Aim of the exercise —
Quote word for word the lines below, beginning with the first and ending with the one that has "87.4, 91.8, 96.2, 101, 106.3, 111.2, 116.7, 122.1, 128.1];". Drop the pictures.

Information shown —
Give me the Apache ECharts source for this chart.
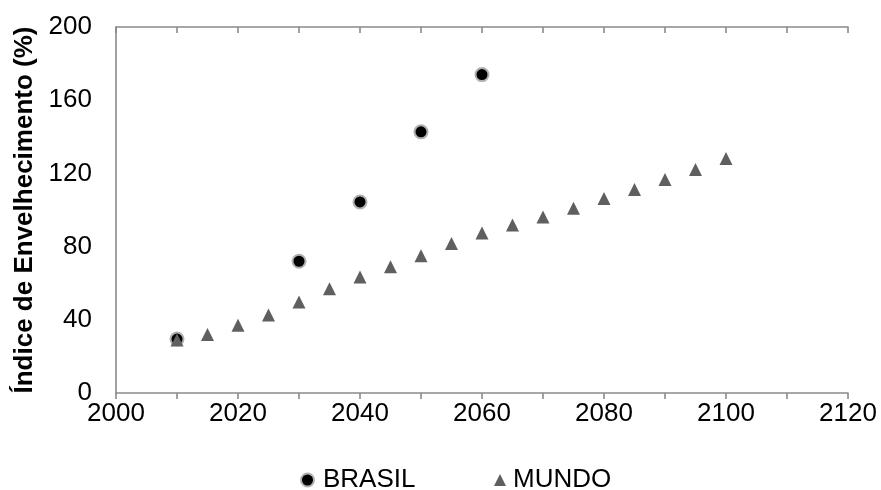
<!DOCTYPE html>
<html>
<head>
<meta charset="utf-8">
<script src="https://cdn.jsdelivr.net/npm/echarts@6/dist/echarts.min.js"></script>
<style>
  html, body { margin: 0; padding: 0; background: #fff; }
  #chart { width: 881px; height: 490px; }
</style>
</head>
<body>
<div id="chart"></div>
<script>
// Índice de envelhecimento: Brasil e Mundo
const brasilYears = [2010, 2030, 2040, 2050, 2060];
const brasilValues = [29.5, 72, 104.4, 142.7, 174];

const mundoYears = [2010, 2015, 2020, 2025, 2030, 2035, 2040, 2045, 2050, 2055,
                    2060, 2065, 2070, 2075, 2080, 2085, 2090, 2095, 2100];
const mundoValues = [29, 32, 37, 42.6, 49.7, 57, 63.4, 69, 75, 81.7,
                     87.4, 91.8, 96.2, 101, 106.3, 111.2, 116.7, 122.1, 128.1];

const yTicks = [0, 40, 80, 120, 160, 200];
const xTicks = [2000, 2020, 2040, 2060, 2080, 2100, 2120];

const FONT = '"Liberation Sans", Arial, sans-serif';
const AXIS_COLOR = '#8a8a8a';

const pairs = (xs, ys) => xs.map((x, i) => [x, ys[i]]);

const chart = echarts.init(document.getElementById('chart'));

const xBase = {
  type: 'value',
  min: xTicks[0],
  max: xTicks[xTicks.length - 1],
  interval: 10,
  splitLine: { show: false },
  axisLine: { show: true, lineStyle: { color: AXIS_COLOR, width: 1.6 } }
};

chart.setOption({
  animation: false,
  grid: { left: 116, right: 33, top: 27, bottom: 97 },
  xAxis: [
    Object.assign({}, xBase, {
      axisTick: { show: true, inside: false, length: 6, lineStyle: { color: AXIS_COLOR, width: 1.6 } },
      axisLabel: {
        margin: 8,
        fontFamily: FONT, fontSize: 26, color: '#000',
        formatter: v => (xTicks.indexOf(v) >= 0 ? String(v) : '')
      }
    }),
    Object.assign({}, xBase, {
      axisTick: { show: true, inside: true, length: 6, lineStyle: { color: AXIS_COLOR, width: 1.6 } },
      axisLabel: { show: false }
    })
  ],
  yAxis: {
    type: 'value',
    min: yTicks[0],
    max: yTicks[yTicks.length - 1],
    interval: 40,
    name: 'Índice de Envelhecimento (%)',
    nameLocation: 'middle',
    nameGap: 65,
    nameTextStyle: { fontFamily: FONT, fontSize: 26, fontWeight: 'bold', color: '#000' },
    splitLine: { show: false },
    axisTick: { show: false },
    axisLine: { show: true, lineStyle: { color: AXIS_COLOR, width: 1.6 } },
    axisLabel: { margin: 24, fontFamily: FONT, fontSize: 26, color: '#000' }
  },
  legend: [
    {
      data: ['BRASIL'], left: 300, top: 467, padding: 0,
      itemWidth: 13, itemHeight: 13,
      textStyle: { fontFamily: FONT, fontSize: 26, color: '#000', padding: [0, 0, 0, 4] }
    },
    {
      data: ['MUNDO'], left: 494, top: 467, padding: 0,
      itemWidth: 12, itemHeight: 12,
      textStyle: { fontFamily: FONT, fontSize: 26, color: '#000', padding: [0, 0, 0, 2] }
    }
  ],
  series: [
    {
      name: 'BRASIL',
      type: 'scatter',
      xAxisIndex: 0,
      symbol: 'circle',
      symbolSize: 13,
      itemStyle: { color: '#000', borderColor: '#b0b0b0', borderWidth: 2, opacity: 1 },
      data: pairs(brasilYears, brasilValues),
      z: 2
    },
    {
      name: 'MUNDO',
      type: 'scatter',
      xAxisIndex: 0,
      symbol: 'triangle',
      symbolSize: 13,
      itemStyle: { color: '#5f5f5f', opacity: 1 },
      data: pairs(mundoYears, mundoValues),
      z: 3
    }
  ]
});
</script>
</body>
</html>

Answer to the problem —
Give me the Apache ECharts source for this chart.
<!DOCTYPE html>
<html>
<head>
<meta charset="utf-8">
<script src="https://cdn.jsdelivr.net/npm/echarts@6/dist/echarts.min.js"></script>
<style>
  html, body { margin: 0; padding: 0; background: #fff; }
  #chart { width: 881px; height: 490px; }
</style>
</head>
<body>
<div id="chart"></div>
<script>
// Índice de envelhecimento: Brasil e Mundo
const brasilYears = [2010, 2030, 2040, 2050, 2060];
const brasilValues = [29.5, 72, 104.4, 142.7, 174];

const mundoYears = [2010, 2015, 2020, 2025, 2030, 2035, 2040, 2045, 2050, 2055,
                    2060, 2065, 2070, 2075, 2080, 2085, 2090, 2095, 2100];
const mundoValues = [29, 32, 37, 42.6, 49.7, 57, 63.4, 69, 75, 81.7,
                     87.4, 91.8, 96.2, 101, 106.3, 111.2, 116.7, 122.1, 128.1];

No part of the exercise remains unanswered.